> Problem statement
Copy exactly the block of lines between the one containing "Clone this chart" and the one containing "const NARROW = 0.86;", inclusive.
--------------------
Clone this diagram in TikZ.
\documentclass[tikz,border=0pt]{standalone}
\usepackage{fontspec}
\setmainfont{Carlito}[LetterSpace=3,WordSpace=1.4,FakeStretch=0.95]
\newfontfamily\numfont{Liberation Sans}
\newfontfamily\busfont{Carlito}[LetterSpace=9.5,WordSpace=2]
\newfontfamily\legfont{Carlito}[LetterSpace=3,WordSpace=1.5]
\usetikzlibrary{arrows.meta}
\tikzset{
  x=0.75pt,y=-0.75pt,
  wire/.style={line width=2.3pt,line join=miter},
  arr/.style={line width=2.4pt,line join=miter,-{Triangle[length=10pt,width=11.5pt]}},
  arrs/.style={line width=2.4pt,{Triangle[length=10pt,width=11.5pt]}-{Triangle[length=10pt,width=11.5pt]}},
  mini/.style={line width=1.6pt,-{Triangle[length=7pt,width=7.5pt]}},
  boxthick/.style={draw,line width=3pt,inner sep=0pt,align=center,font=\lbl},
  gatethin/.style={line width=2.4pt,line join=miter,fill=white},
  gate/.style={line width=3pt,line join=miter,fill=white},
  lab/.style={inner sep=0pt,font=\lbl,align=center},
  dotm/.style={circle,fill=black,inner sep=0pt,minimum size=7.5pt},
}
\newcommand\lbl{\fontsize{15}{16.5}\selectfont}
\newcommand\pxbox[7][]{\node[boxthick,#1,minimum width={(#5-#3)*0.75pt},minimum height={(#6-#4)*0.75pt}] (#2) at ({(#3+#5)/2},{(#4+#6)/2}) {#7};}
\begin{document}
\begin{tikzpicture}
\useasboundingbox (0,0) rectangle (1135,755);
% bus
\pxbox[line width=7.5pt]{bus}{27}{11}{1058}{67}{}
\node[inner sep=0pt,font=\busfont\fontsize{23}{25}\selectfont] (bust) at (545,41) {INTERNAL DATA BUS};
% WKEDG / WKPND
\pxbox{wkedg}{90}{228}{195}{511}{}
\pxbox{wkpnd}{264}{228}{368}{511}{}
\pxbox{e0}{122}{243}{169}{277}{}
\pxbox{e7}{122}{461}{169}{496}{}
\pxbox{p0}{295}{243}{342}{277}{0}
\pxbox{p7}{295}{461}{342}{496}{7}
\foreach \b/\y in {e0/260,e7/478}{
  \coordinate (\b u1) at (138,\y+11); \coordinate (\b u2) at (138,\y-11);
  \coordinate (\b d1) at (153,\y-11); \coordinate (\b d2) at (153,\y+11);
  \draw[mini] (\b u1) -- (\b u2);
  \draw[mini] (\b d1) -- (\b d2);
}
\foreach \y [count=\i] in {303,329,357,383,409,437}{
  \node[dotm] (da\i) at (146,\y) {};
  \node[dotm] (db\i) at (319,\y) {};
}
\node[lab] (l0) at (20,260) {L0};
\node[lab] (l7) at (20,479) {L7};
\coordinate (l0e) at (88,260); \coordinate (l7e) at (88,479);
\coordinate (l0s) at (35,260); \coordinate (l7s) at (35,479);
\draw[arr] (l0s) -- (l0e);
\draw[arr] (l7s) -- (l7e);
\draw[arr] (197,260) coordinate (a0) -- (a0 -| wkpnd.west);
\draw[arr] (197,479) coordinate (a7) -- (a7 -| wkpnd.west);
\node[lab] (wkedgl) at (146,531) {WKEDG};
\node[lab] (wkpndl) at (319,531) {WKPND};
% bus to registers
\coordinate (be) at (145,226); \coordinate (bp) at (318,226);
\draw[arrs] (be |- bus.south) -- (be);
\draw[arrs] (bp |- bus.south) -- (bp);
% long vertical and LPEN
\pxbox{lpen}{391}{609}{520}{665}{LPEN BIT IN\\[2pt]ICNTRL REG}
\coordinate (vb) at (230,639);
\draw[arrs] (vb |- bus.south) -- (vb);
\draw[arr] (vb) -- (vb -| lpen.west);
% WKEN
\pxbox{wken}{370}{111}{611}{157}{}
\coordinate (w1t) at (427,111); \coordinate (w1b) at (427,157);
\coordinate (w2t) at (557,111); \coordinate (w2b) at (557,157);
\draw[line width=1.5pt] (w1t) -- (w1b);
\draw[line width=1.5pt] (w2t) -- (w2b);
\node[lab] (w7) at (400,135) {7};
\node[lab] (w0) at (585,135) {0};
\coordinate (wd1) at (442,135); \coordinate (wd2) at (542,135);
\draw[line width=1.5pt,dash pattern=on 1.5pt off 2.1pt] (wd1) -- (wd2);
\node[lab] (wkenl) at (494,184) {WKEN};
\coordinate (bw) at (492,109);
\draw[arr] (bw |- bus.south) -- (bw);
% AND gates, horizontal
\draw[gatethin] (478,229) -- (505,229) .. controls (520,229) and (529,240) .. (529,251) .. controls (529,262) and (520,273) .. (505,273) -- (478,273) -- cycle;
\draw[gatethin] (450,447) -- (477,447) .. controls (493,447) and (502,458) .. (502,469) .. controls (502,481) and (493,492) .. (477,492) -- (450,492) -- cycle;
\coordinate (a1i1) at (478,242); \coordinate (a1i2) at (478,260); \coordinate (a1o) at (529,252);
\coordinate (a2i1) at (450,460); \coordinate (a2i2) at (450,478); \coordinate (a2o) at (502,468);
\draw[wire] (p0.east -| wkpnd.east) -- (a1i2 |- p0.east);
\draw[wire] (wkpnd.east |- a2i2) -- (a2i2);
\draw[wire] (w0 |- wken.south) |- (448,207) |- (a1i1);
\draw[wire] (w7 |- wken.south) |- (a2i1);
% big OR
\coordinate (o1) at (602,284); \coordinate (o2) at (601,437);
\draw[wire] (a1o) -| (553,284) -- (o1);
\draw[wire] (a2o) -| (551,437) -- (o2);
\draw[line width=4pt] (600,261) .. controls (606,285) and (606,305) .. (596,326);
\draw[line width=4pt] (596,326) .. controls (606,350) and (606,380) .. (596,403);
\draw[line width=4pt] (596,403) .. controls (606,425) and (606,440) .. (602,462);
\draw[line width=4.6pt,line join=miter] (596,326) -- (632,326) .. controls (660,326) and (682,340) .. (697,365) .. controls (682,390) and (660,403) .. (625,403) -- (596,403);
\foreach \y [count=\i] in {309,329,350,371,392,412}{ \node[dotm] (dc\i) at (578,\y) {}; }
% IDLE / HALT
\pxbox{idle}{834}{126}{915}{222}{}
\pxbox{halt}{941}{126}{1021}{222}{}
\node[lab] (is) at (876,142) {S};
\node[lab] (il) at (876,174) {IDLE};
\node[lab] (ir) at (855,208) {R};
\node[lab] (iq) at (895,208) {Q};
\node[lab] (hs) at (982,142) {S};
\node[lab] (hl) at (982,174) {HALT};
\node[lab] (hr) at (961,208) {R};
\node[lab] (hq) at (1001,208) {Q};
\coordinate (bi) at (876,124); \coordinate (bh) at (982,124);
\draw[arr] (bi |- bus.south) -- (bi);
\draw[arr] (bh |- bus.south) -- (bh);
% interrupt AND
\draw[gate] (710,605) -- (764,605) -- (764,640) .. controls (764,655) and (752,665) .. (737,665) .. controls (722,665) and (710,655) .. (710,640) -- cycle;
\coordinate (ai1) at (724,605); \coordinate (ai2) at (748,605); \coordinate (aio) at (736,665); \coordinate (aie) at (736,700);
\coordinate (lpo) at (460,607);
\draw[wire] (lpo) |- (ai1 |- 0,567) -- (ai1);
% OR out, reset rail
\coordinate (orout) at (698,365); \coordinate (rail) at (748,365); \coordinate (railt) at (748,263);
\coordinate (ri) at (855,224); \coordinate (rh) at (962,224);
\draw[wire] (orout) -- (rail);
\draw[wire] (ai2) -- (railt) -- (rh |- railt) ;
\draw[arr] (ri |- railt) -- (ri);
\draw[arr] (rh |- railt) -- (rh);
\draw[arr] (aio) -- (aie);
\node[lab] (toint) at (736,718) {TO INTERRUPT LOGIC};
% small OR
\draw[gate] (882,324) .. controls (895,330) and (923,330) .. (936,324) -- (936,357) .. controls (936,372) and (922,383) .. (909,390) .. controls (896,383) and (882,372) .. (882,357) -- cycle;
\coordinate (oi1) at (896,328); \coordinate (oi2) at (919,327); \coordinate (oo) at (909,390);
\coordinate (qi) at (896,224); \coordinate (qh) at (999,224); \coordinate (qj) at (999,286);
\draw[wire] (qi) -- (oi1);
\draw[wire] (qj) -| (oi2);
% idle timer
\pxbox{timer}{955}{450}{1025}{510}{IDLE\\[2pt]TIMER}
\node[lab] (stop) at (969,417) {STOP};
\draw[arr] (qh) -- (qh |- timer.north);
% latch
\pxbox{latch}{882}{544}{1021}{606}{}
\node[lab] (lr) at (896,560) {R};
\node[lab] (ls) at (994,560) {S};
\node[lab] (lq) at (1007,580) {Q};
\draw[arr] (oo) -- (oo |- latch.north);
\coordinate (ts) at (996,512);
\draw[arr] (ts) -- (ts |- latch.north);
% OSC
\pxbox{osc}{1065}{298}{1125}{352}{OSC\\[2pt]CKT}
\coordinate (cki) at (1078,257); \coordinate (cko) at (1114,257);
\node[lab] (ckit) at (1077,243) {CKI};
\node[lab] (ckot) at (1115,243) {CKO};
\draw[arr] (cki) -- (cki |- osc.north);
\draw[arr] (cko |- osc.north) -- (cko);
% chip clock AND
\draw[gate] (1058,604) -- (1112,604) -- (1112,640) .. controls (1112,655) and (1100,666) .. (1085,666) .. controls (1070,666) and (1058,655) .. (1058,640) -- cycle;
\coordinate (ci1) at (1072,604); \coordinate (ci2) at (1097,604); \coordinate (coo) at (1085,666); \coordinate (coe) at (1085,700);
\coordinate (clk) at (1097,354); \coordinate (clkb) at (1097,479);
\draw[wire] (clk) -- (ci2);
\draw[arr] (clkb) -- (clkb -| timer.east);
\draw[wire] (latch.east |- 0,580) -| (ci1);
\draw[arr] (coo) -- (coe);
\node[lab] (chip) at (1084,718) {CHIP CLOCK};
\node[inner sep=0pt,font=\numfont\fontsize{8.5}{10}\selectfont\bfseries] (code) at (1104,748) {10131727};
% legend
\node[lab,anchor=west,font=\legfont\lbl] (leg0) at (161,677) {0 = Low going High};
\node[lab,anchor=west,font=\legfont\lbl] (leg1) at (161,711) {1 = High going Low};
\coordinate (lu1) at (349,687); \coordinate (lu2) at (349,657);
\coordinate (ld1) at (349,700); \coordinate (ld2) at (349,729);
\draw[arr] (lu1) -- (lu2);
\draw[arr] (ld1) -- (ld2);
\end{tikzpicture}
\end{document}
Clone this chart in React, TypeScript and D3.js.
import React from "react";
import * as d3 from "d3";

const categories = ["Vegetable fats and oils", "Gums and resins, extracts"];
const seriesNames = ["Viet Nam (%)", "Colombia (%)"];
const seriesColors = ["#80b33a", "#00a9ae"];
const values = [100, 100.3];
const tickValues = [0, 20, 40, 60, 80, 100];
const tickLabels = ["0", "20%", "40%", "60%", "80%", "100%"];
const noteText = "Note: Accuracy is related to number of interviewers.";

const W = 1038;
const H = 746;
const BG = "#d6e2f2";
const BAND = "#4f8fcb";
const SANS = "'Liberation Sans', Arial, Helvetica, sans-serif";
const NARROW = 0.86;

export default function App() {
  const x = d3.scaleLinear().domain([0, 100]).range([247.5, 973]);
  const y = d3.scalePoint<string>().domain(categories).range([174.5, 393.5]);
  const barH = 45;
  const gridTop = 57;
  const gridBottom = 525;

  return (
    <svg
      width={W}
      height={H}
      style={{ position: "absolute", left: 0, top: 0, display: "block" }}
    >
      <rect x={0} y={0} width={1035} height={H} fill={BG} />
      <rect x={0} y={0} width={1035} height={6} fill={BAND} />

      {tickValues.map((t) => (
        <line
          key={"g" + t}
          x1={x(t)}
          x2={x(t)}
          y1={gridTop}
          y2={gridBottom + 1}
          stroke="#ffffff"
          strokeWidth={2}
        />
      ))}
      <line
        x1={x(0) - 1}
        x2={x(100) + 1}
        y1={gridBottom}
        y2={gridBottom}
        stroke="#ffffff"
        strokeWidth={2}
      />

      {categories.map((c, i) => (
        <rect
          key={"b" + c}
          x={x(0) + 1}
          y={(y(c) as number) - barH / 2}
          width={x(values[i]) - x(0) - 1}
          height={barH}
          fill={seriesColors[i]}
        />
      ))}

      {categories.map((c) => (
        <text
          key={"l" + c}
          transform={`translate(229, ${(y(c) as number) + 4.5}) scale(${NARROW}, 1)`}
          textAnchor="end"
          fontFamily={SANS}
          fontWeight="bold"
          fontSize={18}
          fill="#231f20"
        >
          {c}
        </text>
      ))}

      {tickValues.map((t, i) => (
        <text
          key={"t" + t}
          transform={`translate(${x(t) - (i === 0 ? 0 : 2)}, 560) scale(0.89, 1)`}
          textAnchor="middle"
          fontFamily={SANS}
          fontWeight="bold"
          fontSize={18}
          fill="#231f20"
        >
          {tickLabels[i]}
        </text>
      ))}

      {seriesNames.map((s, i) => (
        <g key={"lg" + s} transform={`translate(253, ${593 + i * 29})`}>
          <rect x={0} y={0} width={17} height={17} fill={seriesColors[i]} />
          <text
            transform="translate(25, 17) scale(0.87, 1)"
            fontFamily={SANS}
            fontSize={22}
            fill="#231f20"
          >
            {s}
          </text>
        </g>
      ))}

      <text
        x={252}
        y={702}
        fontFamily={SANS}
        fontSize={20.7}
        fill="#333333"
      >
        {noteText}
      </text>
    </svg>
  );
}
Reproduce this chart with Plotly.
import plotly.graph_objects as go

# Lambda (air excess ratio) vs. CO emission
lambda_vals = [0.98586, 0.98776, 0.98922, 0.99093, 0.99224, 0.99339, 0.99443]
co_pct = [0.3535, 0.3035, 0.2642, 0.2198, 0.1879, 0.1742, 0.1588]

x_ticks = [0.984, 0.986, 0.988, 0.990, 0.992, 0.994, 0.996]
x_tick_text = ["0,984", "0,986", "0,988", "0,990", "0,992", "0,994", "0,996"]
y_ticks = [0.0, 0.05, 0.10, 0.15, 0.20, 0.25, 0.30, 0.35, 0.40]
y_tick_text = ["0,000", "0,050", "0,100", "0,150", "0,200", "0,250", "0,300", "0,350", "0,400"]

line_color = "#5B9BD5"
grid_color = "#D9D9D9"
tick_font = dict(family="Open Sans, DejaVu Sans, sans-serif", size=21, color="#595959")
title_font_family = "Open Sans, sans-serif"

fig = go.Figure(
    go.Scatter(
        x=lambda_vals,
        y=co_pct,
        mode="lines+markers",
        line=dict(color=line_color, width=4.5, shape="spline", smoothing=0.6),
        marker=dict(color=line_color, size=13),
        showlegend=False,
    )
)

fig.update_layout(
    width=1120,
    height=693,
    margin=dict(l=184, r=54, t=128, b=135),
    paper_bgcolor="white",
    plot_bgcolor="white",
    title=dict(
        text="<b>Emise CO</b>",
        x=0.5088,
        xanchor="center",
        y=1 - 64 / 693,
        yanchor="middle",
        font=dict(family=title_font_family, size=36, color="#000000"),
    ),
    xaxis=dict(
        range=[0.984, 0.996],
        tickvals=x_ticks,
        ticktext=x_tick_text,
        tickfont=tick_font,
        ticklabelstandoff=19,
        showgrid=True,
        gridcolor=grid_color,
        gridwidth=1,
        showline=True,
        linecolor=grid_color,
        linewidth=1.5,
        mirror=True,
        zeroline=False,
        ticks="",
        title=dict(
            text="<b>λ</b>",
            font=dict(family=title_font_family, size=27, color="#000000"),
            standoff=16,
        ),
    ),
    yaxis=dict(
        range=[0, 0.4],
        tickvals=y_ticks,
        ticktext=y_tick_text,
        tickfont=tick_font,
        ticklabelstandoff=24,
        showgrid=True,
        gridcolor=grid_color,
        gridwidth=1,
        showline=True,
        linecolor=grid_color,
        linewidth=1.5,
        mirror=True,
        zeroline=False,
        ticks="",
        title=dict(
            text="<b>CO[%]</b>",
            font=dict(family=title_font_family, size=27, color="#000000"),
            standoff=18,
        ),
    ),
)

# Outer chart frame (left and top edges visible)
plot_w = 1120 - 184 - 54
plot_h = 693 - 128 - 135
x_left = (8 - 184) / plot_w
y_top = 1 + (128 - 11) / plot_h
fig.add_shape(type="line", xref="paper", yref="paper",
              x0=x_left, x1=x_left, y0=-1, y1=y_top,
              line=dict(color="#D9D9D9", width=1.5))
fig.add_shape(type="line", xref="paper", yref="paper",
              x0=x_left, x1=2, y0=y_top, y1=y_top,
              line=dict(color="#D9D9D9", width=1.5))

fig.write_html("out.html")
--------------------
> Answer for the task
Clone this chart in React, TypeScript and D3.js.
import React from "react";
import * as d3 from "d3";

const categories = ["Vegetable fats and oils", "Gums and resins, extracts"];
const seriesNames = ["Viet Nam (%)", "Colombia (%)"];
const seriesColors = ["#80b33a", "#00a9ae"];
const values = [100, 100.3];
const tickValues = [0, 20, 40, 60, 80, 100];
const tickLabels = ["0", "20%", "40%", "60%", "80%", "100%"];
const noteText = "Note: Accuracy is related to number of interviewers.";

const W = 1038;
const H = 746;
const BG = "#d6e2f2";
const BAND = "#4f8fcb";
const SANS = "'Liberation Sans', Arial, Helvetica, sans-serif";
const NARROW = 0.86;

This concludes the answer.